Die Zerstörung begann schon kurz nach der Entdeckung: Reliefteile wurden mit Hammer und Meissel entfernt. Man machte Abgüsse in Wachs oder Gips und riss dabei die Farben herunter.
Die Basler Ägyptologin Susanne Bickel, die seit Jahrzehnten im Tal der Könige forscht, sieht die Fehler ihrer Vorgänger mit Bedauern: «Die Forscher haben damals gedacht, dass sie durch diese Methoden das Grab dokumentieren, erhalten und nach England transportieren können. Damit haben sie eine massive Zerstörung bewirkt.»
Besucher hinterlassen Spuren
Doch es ist nicht nur die Forschung schuld an der Zerstörung. Gleichermassen verheerend waren die Touristenströme, die in den folgenden zwei Jahrhunderten durch die Gräber gingen.
Die Menschen tragen Schmutz und Feuchtigkeit in die Stätten. Der Schmutz setzt sich ab, die Feuchtigkeit begünstigt Schimmelpilz. Seit Ende der 1970er-Jahre ist deshalb das Grab Sethos' I. nicht mehr öffentlich zugänglich.
Restaurieren ist ein Risiko
Fragmente aus dem Grab des Sethos sind verstreut zu finden, in Museen in London, Paris oder Florenz. Eine Fülle von Fragmenten liegt ausserdem noch heute auf Schutthalden im Tal der Könige.
Susanne Bickel und ihr Team haben in den letzten Jahren 7000 solcher Fragmente geborgen und sortiert. Einfach zu versuchen, diese Fragmente wieder zusammenzufügen, ist keine Option: «Es wäre im Original nicht nur sehr schwierig. Sondern würde auch die Gefahr weiterer Zerstörung mit sich bringen.» Der Einsatz von Klebstoff oder Zement, eigentlich jegliche Restauration des Originals, sei eben im Grunde auch eine Zerstörung.
Neue Wege für alte Werke
Deshalb haben die Archäologen der Universität Basel schon vor Jahren einen anderen Weg gewählt: Mit Computerscans, mit 3-D-Druck und robotergesteuerten Fräsen werden Faksimile der Kunstwerke angefertigt. Modernste Technik macht es möglich.
«Das Erlebnis ist letztendlich dasselbe wie im Original», sagt Susanne Bickel: «Die Kopie schützt aber das Original.»
Es ist eine Stiftung mit Sitz in Madrid, mit der die Archäologen nun seit Jahren an diesem Projekt arbeiten. Forscher, Techniker und Ingenieure sind so zu Meistern des Faksimiles geworden.

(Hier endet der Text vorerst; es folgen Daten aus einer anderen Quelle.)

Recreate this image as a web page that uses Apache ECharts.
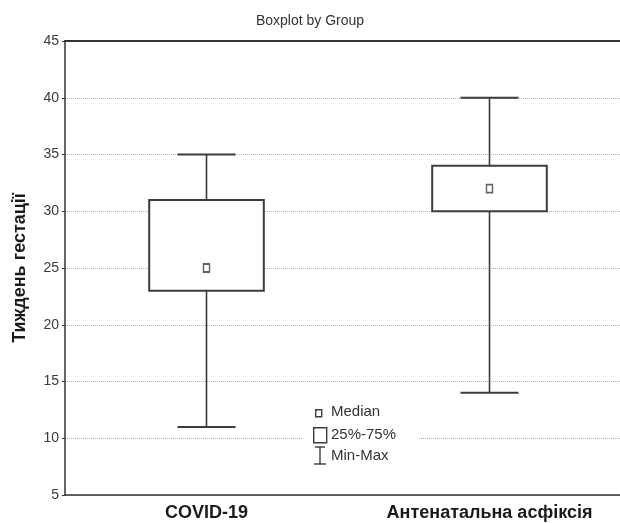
<!DOCTYPE html>
<html>
<head>
<meta charset="utf-8">
<script src="https://cdn.jsdelivr.net/npm/echarts@6/dist/echarts.min.js"></script>
<style>
  html, body { margin: 0; padding: 0; background: #fff; }
  #chart { width: 620px; height: 523px; }
</style>
</head>
<body>
<div id="chart"></div>
<script>
// values
var categories = ['COVID-19', 'Антенатальна асфіксія'];
var minVals = [11, 14];
var q1Vals = [23, 30];
var medianVals = [25, 32];
var q3Vals = [31, 34];
var maxVals = [35, 40];
var yTicks = { min: 5, max: 45, step: 5 };

var lineColor = '#3c3c3c';
var font = 'Liberation Sans, Arial';

var boxData = categories.map(function (c, i) {
    return [i, minVals[i], q1Vals[i], medianVals[i], q3Vals[i], maxVals[i]];
});
var medianData = categories.map(function (c, i) {
    return [i, medianVals[i]];
});

var chart = echarts.init(document.getElementById('chart'));

function renderBox(params, api) {
    var idx = api.value(0);
    var pMin = api.coord([idx, api.value(1)]);
    var pQ1 = api.coord([idx, api.value(2)]);
    var pQ3 = api.coord([idx, api.value(4)]);
    var pMax = api.coord([idx, api.value(5)]);
    var bandW = api.size([1, 0])[0];
    var boxW = bandW * 0.405;
    var capW = bandW * 0.205;
    var x = pQ1[0];
    var st = { stroke: lineColor, lineWidth: 1.6, fill: null };
    return {
        type: 'group',
        children: [
            { type: 'line', shape: { x1: x, y1: pMax[1], x2: x, y2: pQ3[1] }, style: st },
            { type: 'line', shape: { x1: x, y1: pQ1[1], x2: x, y2: pMin[1] }, style: st },
            { type: 'line', shape: { x1: x - capW / 2, y1: pMax[1], x2: x + capW / 2, y2: pMax[1] }, style: { stroke: lineColor, lineWidth: 2 } },
            { type: 'line', shape: { x1: x - capW / 2, y1: pMin[1], x2: x + capW / 2, y2: pMin[1] }, style: { stroke: lineColor, lineWidth: 2 } },
            { type: 'rect', shape: { x: x - boxW / 2, y: pQ3[1], width: boxW, height: pQ1[1] - pQ3[1] },
              style: { stroke: lineColor, lineWidth: 2, fill: '#fff' } }
        ]
    };
}

var option = {
    animation: false,
    backgroundColor: '#fff',
    title: {
        text: 'Boxplot by Group',
        left: 'center',
        top: 9,
        textStyle: { fontFamily: font, fontSize: 14, fontWeight: 'normal', color: '#333' }
    },
    grid: { left: 65, top: 41, width: 566, height: 454, outerBoundsMode: 'none' },
    xAxis: [
        {
            type: 'category',
            data: categories,
            boundaryGap: true,
            axisLine: { lineStyle: { color: '#333', width: 1.5 } },
            axisTick: { alignWithLabel: true, inside: true, length: 5, lineStyle: { color: '#333' } },
            axisLabel: { fontFamily: font, fontSize: 18, fontWeight: 'bold', color: '#1a1a1a', margin: 9 },
            splitLine: { show: false }
        },
        {
            type: 'category',
            position: 'top',
            data: categories,
            boundaryGap: true,
            axisLine: { lineStyle: { color: '#333', width: 2 } },
            axisTick: { alignWithLabel: true, inside: true, length: 5, lineStyle: { color: '#333' } },
            axisLabel: { show: false }
        }
    ],
    yAxis: {
        type: 'value',
        min: yTicks.min,
        max: yTicks.max,
        interval: yTicks.step,
        name: 'Тиждень гестації',
        nameLocation: 'middle',
        nameGap: 36,
        nameTextStyle: { fontFamily: font, fontSize: 18, fontWeight: 'bold', color: '#1a1a1a' },
        axisLine: { show: true, lineStyle: { color: '#333', width: 1.5 } },
        axisTick: { show: true, length: 3, lineStyle: { color: '#333' } },
        axisLabel: { fontFamily: font, fontSize: 14, color: '#3a3a3a', margin: 6 },
        splitLine: { show: true, lineStyle: { color: '#b0b0b0', type: 'dotted', width: 1 } }
    },
    series: [
        {
            type: 'custom',
            renderItem: renderBox,
            encode: { x: 0, y: [1, 2, 3, 4, 5] },
            data: boxData,
            z: 2
        },
        {
            type: 'scatter',
            data: medianData,
            symbol: 'rect',
            symbolSize: [6, 8],
            itemStyle: { color: '#fff', borderColor: lineColor, borderWidth: 1.6 },
            z: 3
        }
    ],
    graphic: [
        { type: 'rect', z: 20, left: 303, top: 400, shape: { width: 116, height: 70 }, style: { fill: '#fff' } },
        { type: 'rect', z: 21, left: 315, top: 409, shape: { width: 6, height: 7 }, style: { fill: '#fff', stroke: lineColor, lineWidth: 1.4 } },
        { type: 'text', z: 21, left: 331, top: 404, style: { text: 'Median', fontFamily: font, fontSize: 15, fill: '#333' } },
        { type: 'rect', z: 21, left: 313, top: 427, shape: { width: 13, height: 15 }, style: { fill: '#fff', stroke: lineColor, lineWidth: 1.4 } },
        { type: 'text', z: 21, left: 331, top: 427, style: { text: '25%-75%', fontFamily: font, fontSize: 15, fill: '#333' } },
        { type: 'line', z: 21, shape: { x1: 320, y1: 447, x2: 320, y2: 464 }, style: { stroke: lineColor, lineWidth: 1.4 } },
        { type: 'line', z: 21, shape: { x1: 315, y1: 447, x2: 325, y2: 447 }, style: { stroke: lineColor, lineWidth: 1.4 } },
        { type: 'line', z: 21, shape: { x1: 314, y1: 464, x2: 326, y2: 464 }, style: { stroke: lineColor, lineWidth: 1.4 } },
        { type: 'text', z: 21, left: 331, top: 448, style: { text: 'Min-Max', fontFamily: font, fontSize: 15, fill: '#333' } }
    ]
};

chart.setOption(option);
</script>
</body>
</html>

Das Ergebnis ihrer Arbeit ist nun in der beeindruckenden Ausstellung in Basel zu sehen. Ebenso wie die Arbeit an und für sich. Über die Technik, die im Rahmen dieses Projektes Anwendung findet, erfährt man viel. Und das ist beinahe so faszinierend, wie das Ergebnis selbst.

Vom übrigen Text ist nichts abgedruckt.